■ INSTRUCTION:
Pick out the lines below that include the string "React".

■ INFORMATION SHOWN:

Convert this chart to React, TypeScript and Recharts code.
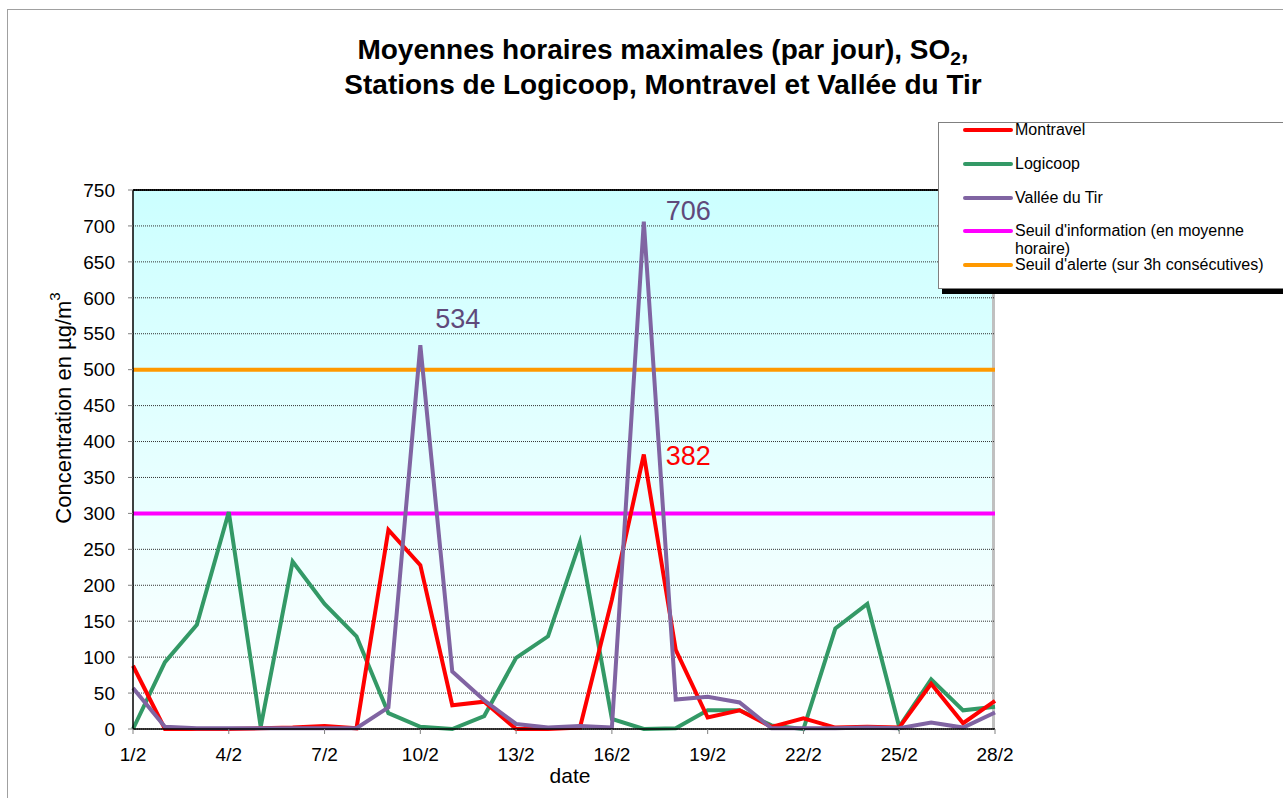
import React from 'react';
import { LineChart, Line, XAxis, YAxis, CartesianGrid, ReferenceLine, Legend } from 'recharts';

const dates = ['1/2','2/2','3/2','4/2','5/2','6/2','7/2','8/2','9/2','10/2','11/2','12/2','13/2','14/2','15/2','16/2','17/2','18/2','19/2','20/2','21/2','22/2','23/2','24/2','25/2','26/2','27/2','28/2'];
const montravel = [88,0,0,0,1,2,4,1,277,228,33,38,0,0,2,180,382,110,16,26,3,15,2,3,2,63,8,39];
const logicoop = [0,93,145,302,3,233,174,129,22,3,0,18,99,129,260,14,0,1,26,26,5,0,140,174,3,69,26,31];
const vallee = [57,3,1,1,1,1,1,1,30,534,80,40,7,2,4,2,706,41,45,37,1,1,1,2,1,9,2,23];
const yTicks = [0,50,100,150,200,250,300,350,400,450,500,550,600,650,700,750];
const seuilInformation = 300;
const seuilAlerte = 500;

const data = dates.map((d, i) => ({ date: d, montravel: montravel[i], logicoop: logicoop[i], vallee: vallee[i] }));

const FONT = '"Liberation Sans", Arial, sans-serif';
const COLORS = { montravel: '#ff0000', logicoop: '#339966', vallee: '#8064a2', info: '#ff00ff', alerte: '#ff9900' };

const legendItems = [
  { label: 'Montravel', color: COLORS.montravel, top: 7 },
  { label: 'Logicoop', color: COLORS.logicoop, top: 41 },
  { label: 'Vallée du Tir', color: COLORS.vallee, top: 75 },
  { label: "Seuil d'information (en moyenne horaire)", color: COLORS.info, top: 108 },
  { label: "Seuil d'alerte (sur 3h consécutives)", color: COLORS.alerte, top: 142 },
];

const peakLabel = (peakIndex: number, color: string, dx: number, dy: number) => (props: any) => {
  const { x, y, index, value } = props;
  if (index !== peakIndex) return <g />;
  return (
    <text x={x + dx} y={y + dy} fill={color} fontSize={27} fontFamily={FONT}>{value}</text>
  );
};

const LegendBox = () => (
  <div style={{ position: 'relative', width: 370, height: 167, border: '1px solid #808080', background: '#fff', boxShadow: '4px 5px 0 0 #000', fontFamily: FONT, fontSize: 16, color: '#000', boxSizing: 'border-box' }}>
    {legendItems.map((it) => (
      <div key={it.label} style={{ position: 'absolute', left: 0, top: it.top - 9, width: 370 }}>
        <div style={{ position: 'absolute', left: 24, top: 7, width: 50, height: 4, borderRadius: 2, background: it.color }} />
        <div style={{ position: 'absolute', left: 76, top: 0, width: 262, lineHeight: '18px', whiteSpace: 'normal' }}>{it.label}</div>
      </div>
    ))}
  </div>
);

const YLabel = (props: any) => {
  const cx = 63;
  const cy = 408;
  return (
    <text x={cx} y={cy} transform={`rotate(-90, ${cx}, ${cy})`} textAnchor="middle" dominantBaseline="central" fontSize={22} fontFamily={FONT} fill="#000">
      Concentration en µg/m<tspan fontSize={15} dy={-9}>3</tspan>
    </text>
  );
};

const XLabel = (props: any) => {
  const vb = props.viewBox || { x: 133, y: 729, width: 862, height: 69 };
  return (
    <text x={vb.x + vb.width / 2 + 6} y={783} textAnchor="middle" fontSize={21} fontFamily={FONT} fill="#000">date</text>
  );
};

export default function App() {
  return (
    <div style={{ position: 'absolute', left: 0, top: 0, width: 1283, height: 798, overflow: 'hidden', background: '#fff', fontFamily: FONT }}>
      <div style={{ position: 'absolute', left: 7, top: 9, width: 1300, height: 820, borderLeft: '1px solid #a0a0a0', borderTop: '1px solid #a0a0a0' }} />
      <div style={{ position: 'absolute', left: 43, top: 32, width: 1240, textAlign: 'center', fontWeight: 'bold', fontSize: 28, lineHeight: '35px', color: '#000' }}>
        <div>Moyennes horaires maximales (par jour), SO<sub style={{ fontSize: 19, verticalAlign: -6, lineHeight: 0 }}>2</sub>,</div>
        <div>Stations de Logicoop, Montravel et Vallée du Tir</div>
      </div>
      <div style={{ position: 'absolute', left: 133, top: 189, width: 862, height: 540, background: 'linear-gradient(to bottom, #ccffff 0%, #ffffff 100%)', borderTop: '2px solid #000', borderRight: '3px solid #c0c0c0', boxSizing: 'border-box' }} />
      <div style={{ position: 'absolute', left: 0, top: 0 }}>
        <LineChart width={1283} height={798} data={data} margin={{ top: 190, right: 288, bottom: 0, left: 0 }}>
          <CartesianGrid vertical={false} stroke="#333" strokeDasharray="1 1" />
          <XAxis dataKey="date" interval={2} height={69} tick={{ fontSize: 19, fill: '#000', fontFamily: FONT }} tickSize={5} tickMargin={14} axisLine={{ stroke: '#000', strokeWidth: 1.5 }} tickLine={{ stroke: '#808080' }} label={XLabel} />
          <YAxis width={133} domain={[0, 750]} ticks={yTicks} interval={0} tick={{ fontSize: 19, fill: '#000', fontFamily: FONT }} tickSize={5} tickMargin={13} axisLine={{ stroke: '#000', strokeWidth: 1.5 }} tickLine={{ stroke: '#808080' }} label={YLabel} />
          <ReferenceLine y={seuilInformation} stroke={COLORS.info} strokeWidth={4} />
          <ReferenceLine y={seuilAlerte} stroke={COLORS.alerte} strokeWidth={4} />
          <Line type="linear" dataKey="logicoop" name="Logicoop" stroke={COLORS.logicoop} strokeWidth={4} dot={false} isAnimationActive={false} />
          <Line type="linear" dataKey="montravel" name="Montravel" stroke={COLORS.montravel} strokeWidth={4} dot={false} isAnimationActive={false} label={peakLabel(16, '#ff0000', 22, 11)} />
          <Line type="linear" dataKey="vallee" name="Vallée du Tir" stroke={COLORS.vallee} strokeWidth={4} dot={false} isAnimationActive={false} label={(props: any) => {
            if (props.index === 9) return peakLabel(9, '#604a7b', 15, -17)(props);
            if (props.index === 16) return peakLabel(16, '#604a7b', 22, -2)(props);
            return <g />;
          }} />
          <Legend layout="horizontal" verticalAlign="middle" align="center" content={LegendBox} wrapperStyle={{ position: 'absolute', left: 938, top: 122, width: 370, height: 167, margin: 0, padding: 0 }} />
        </LineChart>
      </div>
    </div>
  );
}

■ WRITTEN SOLUTION:
Convert this chart to React, TypeScript and Recharts code.
import React from 'react';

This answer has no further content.